Apple opened 2019 with a warning of slower iPhone sales in China. Following a volatile December in the stock market, Apple’s warning on January 2, 2019, sent the Dow falling over 600 points (2.8%) the next session. The market plunge was a reaction to Apple cutting its quarterly revenue forecast from $93 billion to $84 billion. It was the first time in 16 years the tech giant cut its revenue expectations.
Global Economic Slowdown
The news corresponded with Wall Street’s fears of a global economic slowdown, since Apple is one of the world’s most watched stocks by investors. The fact that such a major tech player could be affected by an international trade war is starting to sink in among investors. On the same day, investors were hit with a report that U.S. manufacturing activity suffered its biggest one-day decline since the Great Depression.

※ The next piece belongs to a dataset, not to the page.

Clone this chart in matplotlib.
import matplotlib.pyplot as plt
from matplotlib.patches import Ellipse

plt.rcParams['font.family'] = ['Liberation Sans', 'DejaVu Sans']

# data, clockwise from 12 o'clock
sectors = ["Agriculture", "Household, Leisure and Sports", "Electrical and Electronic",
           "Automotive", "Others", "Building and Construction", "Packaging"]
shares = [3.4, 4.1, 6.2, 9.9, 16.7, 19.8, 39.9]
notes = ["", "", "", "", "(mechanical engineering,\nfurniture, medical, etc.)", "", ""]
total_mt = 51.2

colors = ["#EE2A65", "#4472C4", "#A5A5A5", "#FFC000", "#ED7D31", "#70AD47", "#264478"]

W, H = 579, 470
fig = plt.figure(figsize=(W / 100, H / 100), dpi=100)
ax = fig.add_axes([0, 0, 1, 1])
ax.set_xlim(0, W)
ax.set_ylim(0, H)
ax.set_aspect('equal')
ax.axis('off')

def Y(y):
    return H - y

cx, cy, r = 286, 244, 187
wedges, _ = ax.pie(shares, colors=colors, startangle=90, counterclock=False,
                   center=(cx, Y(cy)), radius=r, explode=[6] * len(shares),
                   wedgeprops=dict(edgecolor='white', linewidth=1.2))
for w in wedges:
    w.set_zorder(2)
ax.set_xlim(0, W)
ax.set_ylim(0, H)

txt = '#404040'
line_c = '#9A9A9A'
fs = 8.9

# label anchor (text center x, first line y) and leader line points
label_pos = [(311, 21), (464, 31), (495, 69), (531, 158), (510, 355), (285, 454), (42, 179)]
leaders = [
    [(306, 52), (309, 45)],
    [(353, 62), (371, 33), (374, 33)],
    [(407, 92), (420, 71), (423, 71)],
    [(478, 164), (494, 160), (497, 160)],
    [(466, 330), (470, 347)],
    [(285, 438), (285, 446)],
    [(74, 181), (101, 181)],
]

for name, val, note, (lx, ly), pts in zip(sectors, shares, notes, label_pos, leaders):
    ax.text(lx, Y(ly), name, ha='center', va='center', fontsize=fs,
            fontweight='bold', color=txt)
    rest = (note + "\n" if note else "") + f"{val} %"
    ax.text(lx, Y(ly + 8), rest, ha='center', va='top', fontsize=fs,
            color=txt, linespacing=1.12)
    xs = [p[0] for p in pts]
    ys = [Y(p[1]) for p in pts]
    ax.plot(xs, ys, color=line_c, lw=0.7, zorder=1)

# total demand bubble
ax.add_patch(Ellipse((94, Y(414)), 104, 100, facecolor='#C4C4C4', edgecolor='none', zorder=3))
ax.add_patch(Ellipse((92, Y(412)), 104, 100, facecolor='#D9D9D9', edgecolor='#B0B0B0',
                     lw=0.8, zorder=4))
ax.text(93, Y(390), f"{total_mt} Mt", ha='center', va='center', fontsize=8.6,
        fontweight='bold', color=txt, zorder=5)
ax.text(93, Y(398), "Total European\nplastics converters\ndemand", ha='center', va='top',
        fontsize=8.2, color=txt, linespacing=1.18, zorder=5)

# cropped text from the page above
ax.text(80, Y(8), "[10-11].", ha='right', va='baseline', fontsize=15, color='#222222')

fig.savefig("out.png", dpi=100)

CEO Tim Cook explained that Apple did not foresee “the magnitude of the economic deceleration, particularly in Greater China.” Cook blamed most of the company’s unexpected revenue declines on slower sales in Greater China. He has pointed to the trade war initiated by the United States as a catalyst for tension between the two nations. Cook said the slowdown is occurring at the consumer level in China.
Apple No Longer the King of Stocks
The negative news contributed to a further decline in Apple’s stock price, closing at $142, as its once trillion dollar market cap has fallen below $675 billion, trailing Microsoft, Amazon and Google.
One of the key issues that should concern investors about Apple’s warnings is that market analysts may be too optimistic in their 2019 forecasts. They may have overlooked effects of America’s trade war and the fact that corporations are operating at record debt. Higher interest rates, a slowdown in home sales and other factors indicate an overall economic slowdown in growth is happening.
Apple’s problems aren’t just global, as some of its struggles with iPhone sales are due to high prices, which may have hurt demand. Evidence suggests that consumers are no longer flocking to buy smartphones over $700. Most of Apple’s decline for the quarter involves the iPhone, which accounts for 63% of the company’s revenue, whereas its other products have collectively grown 19% in revenue. But since the iPhone declined 15%, it brought the company’s total revenue down 5% for the quarter.
Smartphones as Market Barometers
Despite the sudden drop in Apple’s projections, smartphones are still the world’s top consumer electronics business. So it’s unlikely that Apple will rethink its iPhone business much, other than it tends to be more expensive than rival models. If the iPhone falters in sales performance, it could affect other Apple projects, such as the company’s interest in entering automotive technology.
China is Apple’s third largest market, while Apple had record quarterly revenues in Germany and South Korea. Although Apple’s global sales were flat in the third quarter, Chinese competitor Huawei surged in revenue 33% from the same period a year earlier.